Zurich's rental market is sending mixed but revealing signals. While headline vacancy rates remain stable at around 1.2–1.5% across the canton, the underlying story—told through auction results and price momentum—suggests renters face a narrowing window of choice and rising competition for quality stock.
The June clearance rate for residential properties dipped to 58%, down from the five-year average of 65%. On its surface, this might suggest a softening market. But for tenants, the inverse is true. Fewer auctions mean fewer rental conversions, fewer forced sales triggering landlord portfolio changes, and fewer distressed listings that historically offer negotiating room. When investors hold—as data indicates they increasingly are—rental supply stagnates.

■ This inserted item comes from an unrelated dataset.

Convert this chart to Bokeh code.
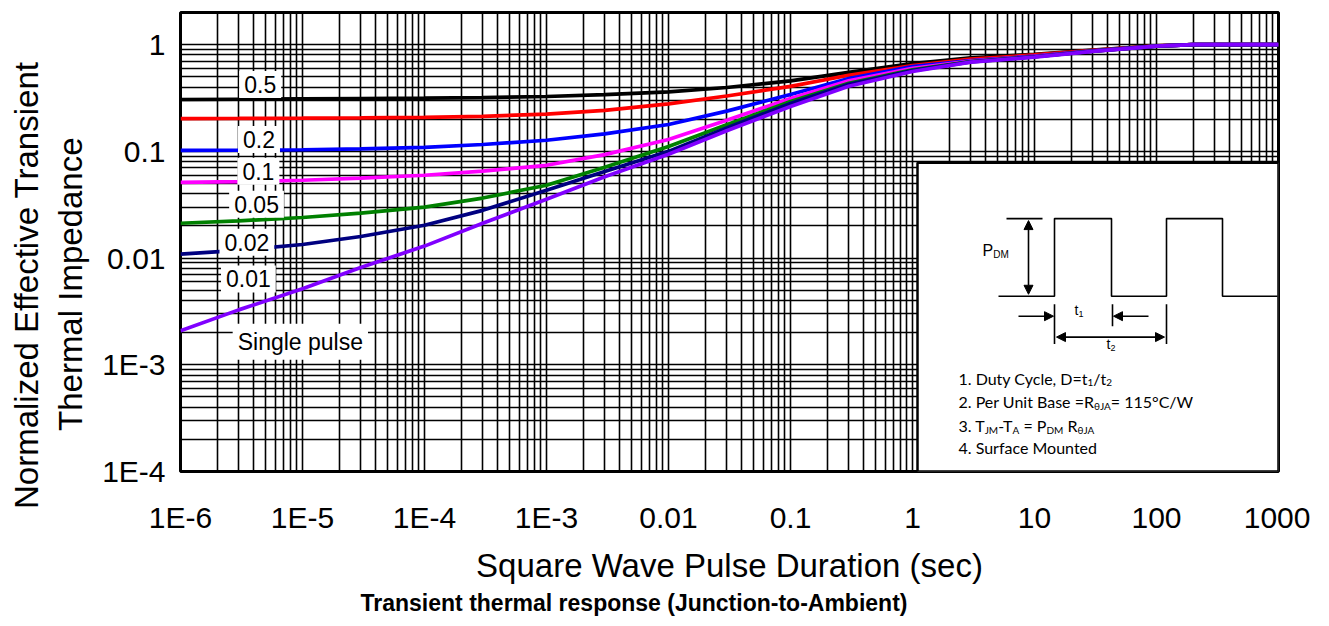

Price momentum tells the real story. Average rents in premium zones like Seefeld and Enge have climbed 6–8% year-on-year, with waterfront two-bedroom units now commanding CHF 3,500–4,200 monthly. But even secondary markets show pressure. Wiedikon and Kreis 5, traditionally affordable and trendy among younger tenants, are experiencing 4–5% annual increases. A one-bedroom in Wipkingen that rented for CHF 1,800 two years ago now attracts CHF 1,950 asking prices.
The auction data explains why. Properties sold at or above reserve price suggest confident sellers—often landlords refinancing rather than divesting. When owners aren't forced to sell, they aren't forced to release rental units either. Simultaneously, the 15,000 CHF/sqm city average has made owner-occupancy investments less attractive for first-time buyers, pushing more capital toward rental portfolios. Institutional investors, watching transaction volumes flatten, are consolidating holdings rather than cycling stock.
For prospective tenants, the implications are practical. Negotiation leverage has eroded. Landlords advertising on Homegate or ImmoScout24 receive multiple applications within hours of listing. Deposits and guarantees are now non-negotiable, and landlords increasingly demand proof of income at three times the monthly rent—a threshold that excludes many mid-income renters.
The signal is clear: Zurich's rental market is tightening not because vacancies are vanishing, but because available units are being absorbed faster and held longer. Renters should expect continued upward pressure through 2026, particularly in walkable neighbourhoods near Zurich's city center and transit hubs. Those seeking flexibility should act decisively when quality units appear. The data suggests windows of opportunity are closing.